HKEY_LOCAL_MACHINE\SOFTWARE\Microsoft\Jet\4.0\Engines\Xbase\DataCodePage

to "ANSI" instead of "OEM" and, voila,, Umlauts appear.

This ought to be settable through the Extended Properties of the Connection String, but I could not get it to work.

Jun 26, 2014 at 7:53 PM
I have a patch that allows the Shapefile reader to handle accented characters.

It appears that Odb DB - DBase IV uses the IBM437 (the original IBM PC charset!) encoding by default when it reads the DBF files. Unfortunately, ESRI specifies ISO8859-1. All the patch does is convert the name/value strings from IBM437 encoding to ISO8859-1 encoding and voila, I can use all the standard accented characters in place names, etc.

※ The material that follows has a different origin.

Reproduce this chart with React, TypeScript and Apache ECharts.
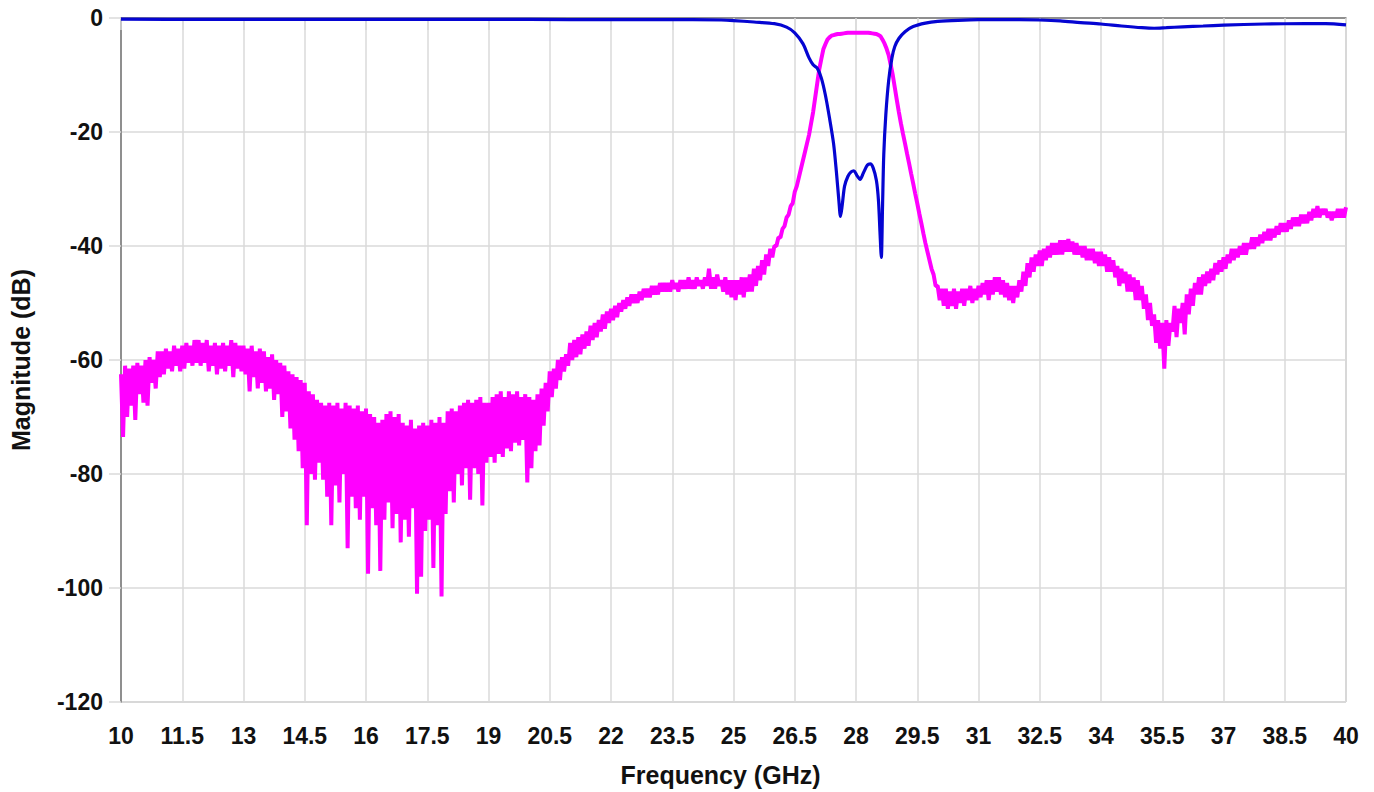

Here's the patch for Shapefile.cs

Around line 35, add the following lines:
        public const string ConnectionStringTemplateAce = @"Provider=Microsoft.ACE.OLEDB.12.0;Data Source={0};Extended Properties=dBase IV";

        // ESRI shapefiles use ISO-8859-1 as their character encoding (code page 28591), but OleDB seems to be using IBM437.
        // We translate the strings read by the DBase IV engine from one encoding to another.
        // Note: Some Shapefiles use other encodings.  For example, use code page 65001 for UTF-8.  You can find a list at
        // http://msdn.microsoft.com/en-ca/library/windows/desktop/dd317756%28v=vs.85%29.aspx
        // or google for "code page 28591 65001" or a bunch of others.
        private readonly Encoding OleDbEncoding = Encoding.GetEncoding(437);
        private readonly Encoding ShapefileEncoding = Encoding.GetEncoding(28591);

        private const string DbSelectStringTemplate = "SELECT * FROM [{0}]";
and around line 400:
                    for (int i = 0; i < _dbReader.FieldCount; i++)
                    {
                       metadata.Add(_dbReader.GetName(i),
                            _dbReader.GetValue(i).ToString());
                    }
becomes
                    for (int i = 0; i < _dbReader.FieldCount; i++)
                    {
                        String name = _dbReader.GetName(i);
                        String value = _dbReader.GetValue(i).ToString();

                        // OleDB reads strings in using the IBM437 (Original OEM!) encoding.  ESRI usually
                        // uses 8859-1.  Convert from IBM437 to the specified encoding.
                        name = ShapefileEncoding.GetString(OleDbEncoding.GetBytes(name));
                        value = ShapefileEncoding.GetString(OleDbEncoding.GetBytes(value));

                        metadata.Add(name,value);
                    }
Jan 9, 2015 at 11:05 AM
I had the same problem with an UTF-8 encoded shapefile. After some searching I found a very simple solution: just change the connection string to match the original character encoding. Here's my change:
public const string ConnectionStringTemplateJet = "Provider=Microsoft.Jet.OLEDB.4.0;Data Source={0};Extended Properties=\"dBase IV;CharacterSet=65001;\"";
Worked like a charm! Obviously this is a hack - the class interface should provide a means to set the original character set code.